Task instructions:
Begin at the first line of the data and copy each line through the one containing "ytick_labels = ['-0.5", that line included, with no pictures.

Source data:
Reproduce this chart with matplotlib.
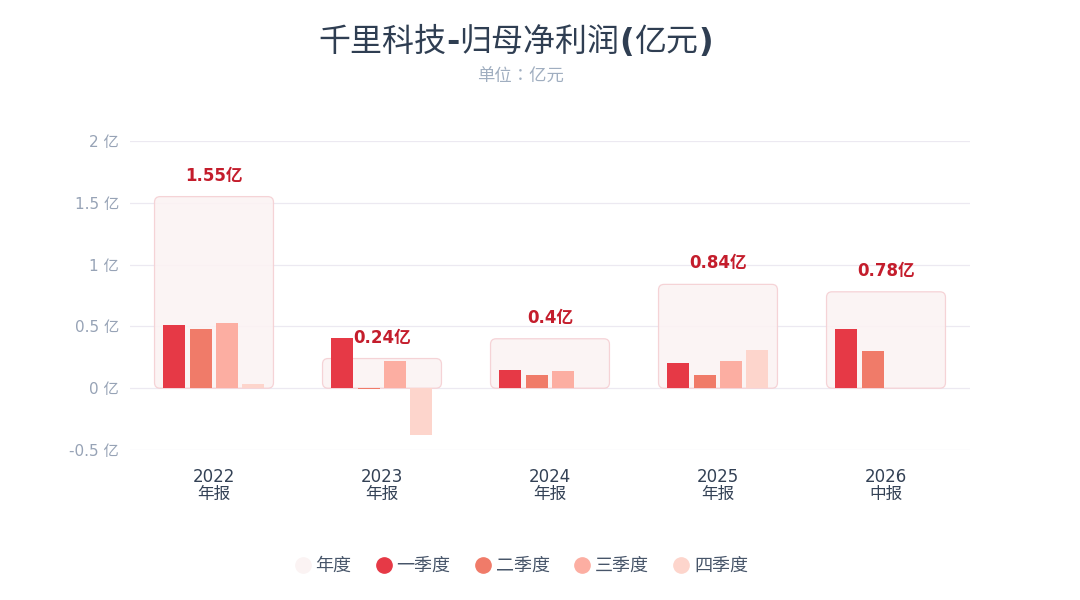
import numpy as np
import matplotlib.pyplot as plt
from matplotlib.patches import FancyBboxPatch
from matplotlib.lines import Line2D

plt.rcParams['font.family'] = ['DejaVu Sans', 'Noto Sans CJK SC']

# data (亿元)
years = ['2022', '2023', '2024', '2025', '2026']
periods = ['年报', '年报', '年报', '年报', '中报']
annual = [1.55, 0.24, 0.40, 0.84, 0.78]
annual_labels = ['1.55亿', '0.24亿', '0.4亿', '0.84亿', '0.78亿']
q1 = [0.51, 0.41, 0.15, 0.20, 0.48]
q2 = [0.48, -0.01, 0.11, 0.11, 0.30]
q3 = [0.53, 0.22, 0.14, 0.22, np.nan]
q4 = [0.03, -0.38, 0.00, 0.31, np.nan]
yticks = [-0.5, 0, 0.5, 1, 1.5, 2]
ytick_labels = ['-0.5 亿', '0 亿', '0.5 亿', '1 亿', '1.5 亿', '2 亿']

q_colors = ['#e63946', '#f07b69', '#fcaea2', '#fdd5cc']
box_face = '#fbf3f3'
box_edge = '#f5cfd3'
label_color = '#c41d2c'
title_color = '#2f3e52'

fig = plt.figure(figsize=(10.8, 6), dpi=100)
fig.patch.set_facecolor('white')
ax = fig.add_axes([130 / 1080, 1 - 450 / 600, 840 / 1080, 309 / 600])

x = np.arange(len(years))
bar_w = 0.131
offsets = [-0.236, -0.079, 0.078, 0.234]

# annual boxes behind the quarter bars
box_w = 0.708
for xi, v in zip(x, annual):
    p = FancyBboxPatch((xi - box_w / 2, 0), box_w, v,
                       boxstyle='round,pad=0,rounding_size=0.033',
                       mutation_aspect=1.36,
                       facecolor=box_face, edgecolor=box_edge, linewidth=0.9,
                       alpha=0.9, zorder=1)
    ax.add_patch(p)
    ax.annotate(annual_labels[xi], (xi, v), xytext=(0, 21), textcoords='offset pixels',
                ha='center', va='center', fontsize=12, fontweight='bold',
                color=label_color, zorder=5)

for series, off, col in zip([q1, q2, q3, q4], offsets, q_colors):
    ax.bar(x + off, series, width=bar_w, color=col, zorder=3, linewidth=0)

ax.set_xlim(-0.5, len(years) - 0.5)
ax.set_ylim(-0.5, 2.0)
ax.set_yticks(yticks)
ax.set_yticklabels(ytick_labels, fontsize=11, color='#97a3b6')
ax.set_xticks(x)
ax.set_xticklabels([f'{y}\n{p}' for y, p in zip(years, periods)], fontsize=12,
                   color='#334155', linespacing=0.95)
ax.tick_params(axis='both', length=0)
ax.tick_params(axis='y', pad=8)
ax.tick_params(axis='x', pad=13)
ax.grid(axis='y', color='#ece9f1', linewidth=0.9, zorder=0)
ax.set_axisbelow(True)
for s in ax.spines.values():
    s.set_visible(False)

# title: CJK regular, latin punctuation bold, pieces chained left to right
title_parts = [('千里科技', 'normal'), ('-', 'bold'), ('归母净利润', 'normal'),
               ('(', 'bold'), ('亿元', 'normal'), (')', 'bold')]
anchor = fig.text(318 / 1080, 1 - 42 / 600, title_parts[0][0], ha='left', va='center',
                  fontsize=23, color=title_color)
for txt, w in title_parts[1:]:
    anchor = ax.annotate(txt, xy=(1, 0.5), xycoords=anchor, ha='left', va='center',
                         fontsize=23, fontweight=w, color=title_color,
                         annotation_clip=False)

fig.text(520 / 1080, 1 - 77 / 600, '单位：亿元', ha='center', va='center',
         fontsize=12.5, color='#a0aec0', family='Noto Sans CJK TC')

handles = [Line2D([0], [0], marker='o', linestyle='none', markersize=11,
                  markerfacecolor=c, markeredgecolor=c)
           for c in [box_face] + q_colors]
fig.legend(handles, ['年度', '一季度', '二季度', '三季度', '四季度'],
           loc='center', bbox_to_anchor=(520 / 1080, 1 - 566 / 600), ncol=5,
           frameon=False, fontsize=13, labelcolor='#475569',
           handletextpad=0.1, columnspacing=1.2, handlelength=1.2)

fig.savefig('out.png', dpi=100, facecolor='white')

Full output:
Reproduce this chart with matplotlib.
import numpy as np
import matplotlib.pyplot as plt
from matplotlib.patches import FancyBboxPatch
from matplotlib.lines import Line2D

plt.rcParams['font.family'] = ['DejaVu Sans', 'Noto Sans CJK SC']

# data (亿元)
years = ['2022', '2023', '2024', '2025', '2026']
periods = ['年报', '年报', '年报', '年报', '中报']
annual = [1.55, 0.24, 0.40, 0.84, 0.78]
annual_labels = ['1.55亿', '0.24亿', '0.4亿', '0.84亿', '0.78亿']
q1 = [0.51, 0.41, 0.15, 0.20, 0.48]
q2 = [0.48, -0.01, 0.11, 0.11, 0.30]
q3 = [0.53, 0.22, 0.14, 0.22, np.nan]
q4 = [0.03, -0.38, 0.00, 0.31, np.nan]
yticks = [-0.5, 0, 0.5, 1, 1.5, 2]
ytick_labels = ['-0.5 亿', '0 亿', '0.5 亿', '1 亿', '1.5 亿', '2 亿']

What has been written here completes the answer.